GOAL OF THE EXERCISE:
Using the listing below, report all lines holding the word "matplotlib".

:::

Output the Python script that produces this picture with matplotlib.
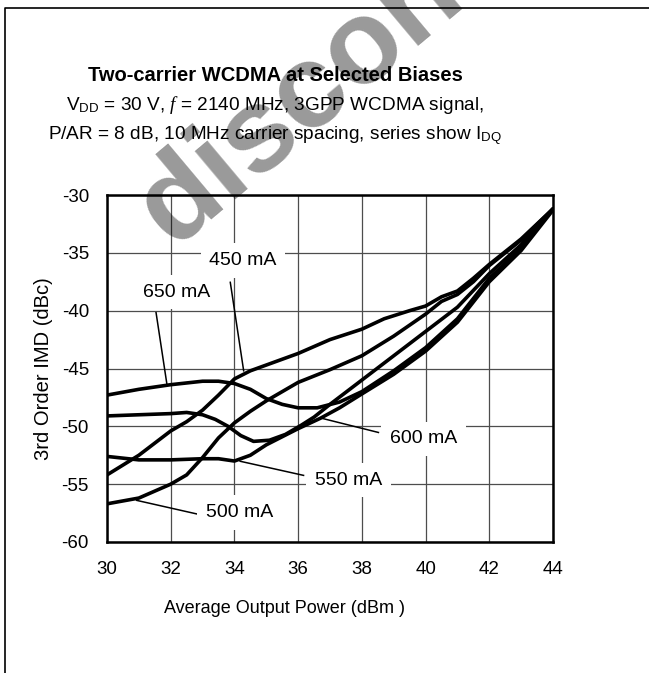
import numpy as np
import matplotlib.pyplot as plt
from matplotlib.lines import Line2D

plt.rcParams['font.family'] = ['Liberation Sans', 'DejaVu Sans']
plt.rcParams['mathtext.fontset'] = 'custom'
plt.rcParams['mathtext.rm'] = 'Liberation Sans'
plt.rcParams['mathtext.it'] = 'Liberation Serif:italic'
plt.rcParams['axes.unicode_minus'] = False

# output power (dBm) / 3rd order IMD (dBc), one pair per quiescent current
p_450 = [30, 31, 32, 32.5, 33, 33.5, 34, 34.5, 35, 36, 37, 38, 38.7, 39.5, 40, 40.5, 41, 41.5, 42, 43, 44]
imd_450 = [-54.2, -52.5, -50.4, -49.6, -48.6, -47.3, -45.9, -45.2, -44.7, -43.7, -42.5, -41.6, -40.7, -40.0,
           -39.6, -38.8, -38.3, -37.2, -36.0, -33.8, -31.2]

p_500 = [30, 31, 32, 32.5, 33, 33.5, 34, 34.5, 35, 35.5, 36, 37, 38, 39, 40, 40.5, 41, 41.5, 42, 43, 44]
imd_500 = [-56.7, -56.2, -55.0, -54.2, -52.7, -51.0, -49.7, -48.7, -47.8, -47.0, -46.2, -45.1, -43.9, -42.2,
           -40.3, -39.2, -38.6, -37.5, -36.1, -33.9, -31.2]

p_550 = [30, 31, 32, 33, 33.5, 34, 34.5, 35, 35.5, 36, 36.7, 37.3, 38, 39, 40, 41, 42, 43, 44]
imd_550 = [-52.6, -52.9, -52.9, -52.8, -52.8, -53.0, -52.5, -51.6, -50.9, -50.2, -49.3, -48.4, -47.2, -45.5,
           -43.5, -41.0, -37.5, -34.8, -31.3]

p_600 = [30, 31, 32, 32.5, 33, 33.4, 33.8, 34.2, 34.6, 35.1, 35.6, 36.1, 36.5, 37, 38, 39, 40, 41, 42, 43, 44]
imd_600 = [-49.1, -49.0, -48.9, -48.8, -49.0, -49.4, -50.0, -50.8, -51.3, -51.2, -50.7, -49.9, -49.2, -48.1,
           -46.0, -43.9, -41.8, -39.7, -36.8, -34.3, -31.2]

p_650 = [30, 31, 32, 33, 33.5, 34, 34.5, 35, 35.5, 36, 36.6, 37.3, 38, 39, 40, 41, 42, 43, 44]
imd_650 = [-47.3, -46.8, -46.4, -46.1, -46.1, -46.3, -46.8, -47.6, -48.1, -48.4, -48.4, -47.9, -47.0, -45.2,
           -43.2, -40.7, -37.2, -34.6, -31.2]

labels = ["450 mA", "500 mA", "550 mA", "600 mA", "650 mA"]
# label text centre, then leader line start -> end
label_xy = [(34.27, -35.66), (34.17, -57.44), (37.57, -54.65), (39.93, -51.08), (32.2, -38.4)]
leader_from = [(33.87, -37.55), (32.86, -57.6), (36.17, -54.24), (38.52, -50.53), (31.54, -40.17)]
leader_to = [(34.29, -45.2), (30.93, -56.4), (34.18, -53.02), (36.75, -49.31), (31.88, -46.35)]

x_ticks = [30, 32, 34, 36, 38, 40, 42, 44]
y_ticks = [-30, -35, -40, -45, -50, -55, -60]

fig = plt.figure(figsize=(6.49, 6.73), dpi=100)
ax = fig.add_axes([107 / 649, 1 - 542 / 673, 446 / 649, 347 / 673])

for p, v in [(p_450, imd_450), (p_500, imd_500), (p_550, imd_550), (p_600, imd_600), (p_650, imd_650)]:
    ax.plot(p, v, color='black', lw=2.6, solid_capstyle='round', solid_joinstyle='round', zorder=3)

for i in range(len(labels)):
    ax.plot([leader_from[i][0], leader_to[i][0]], [leader_from[i][1], leader_to[i][1]],
            color='black', lw=1.1, zorder=2.5)
    ax.text(label_xy[i][0], label_xy[i][1], labels[i], fontsize=14, ha='center', va='center', zorder=4,
            bbox=dict(boxstyle='square,pad=0.45', fc='white', ec='none'))

ax.set_xlim(30, 44)
ax.set_ylim(-60, -30)
ax.set_xticks(x_ticks)
ax.set_yticks(y_ticks)
ax.grid(True, color='#4d4d4d', lw=0.9, zorder=1)
ax.set_axisbelow(True)
ax.tick_params(length=0, labelsize=13.5)
ax.tick_params(axis='x', pad=14)
ax.tick_params(axis='y', pad=13)
for s in ax.spines.values():
    s.set_linewidth(1.8)

ax.set_xlabel("Average Output Power (dBm )", fontsize=13)
ax.xaxis.set_label_coords((284 - 107) / 446, -(600 - 542) / 347)
ax.set_ylabel("3rd Order IMD (dBc)", fontsize=14.5)
ax.yaxis.set_label_coords(-0.12, 0.5)

cx = 275 / 649
fig.text(cx, 1 - 81 / 673, "Two-carrier WCDMA at Selected Biases", fontsize=14.5, fontweight='bold',
         ha='center', va='baseline')
fig.text(cx, 1 - 110 / 673, r"V$_{\mathrm{DD}}$ = 30 V, $f$ = 2140 MHz, 3GPP WCDMA signal,", fontsize=13.7,
         ha='center', va='baseline')
fig.text(cx, 1 - 139 / 673, r"P/AR = 8 dB, 10 MHz carrier spacing, series show I$_{\mathrm{DQ}}$", fontsize=13.7,
         ha='center', va='baseline')

# page frame
fig.add_artist(Line2D([5 / 649, 5 / 649, 1], [0, 1 - 8 / 673, 1 - 8 / 673], color='black', lw=1.2))

# watermark stamp
fig.text(172 / 649, 1 - 248 / 673, "discontinued", fontsize=86, fontweight='bold', color='black', alpha=0.4,
         rotation=40, rotation_mode='anchor', ha='left', va='baseline', zorder=10)

fig.savefig('out.png', dpi=100)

:::

EXPECTED ANSWER:
Output the Python script that produces this picture with matplotlib.
import matplotlib.pyplot as plt
from matplotlib.lines import Line2D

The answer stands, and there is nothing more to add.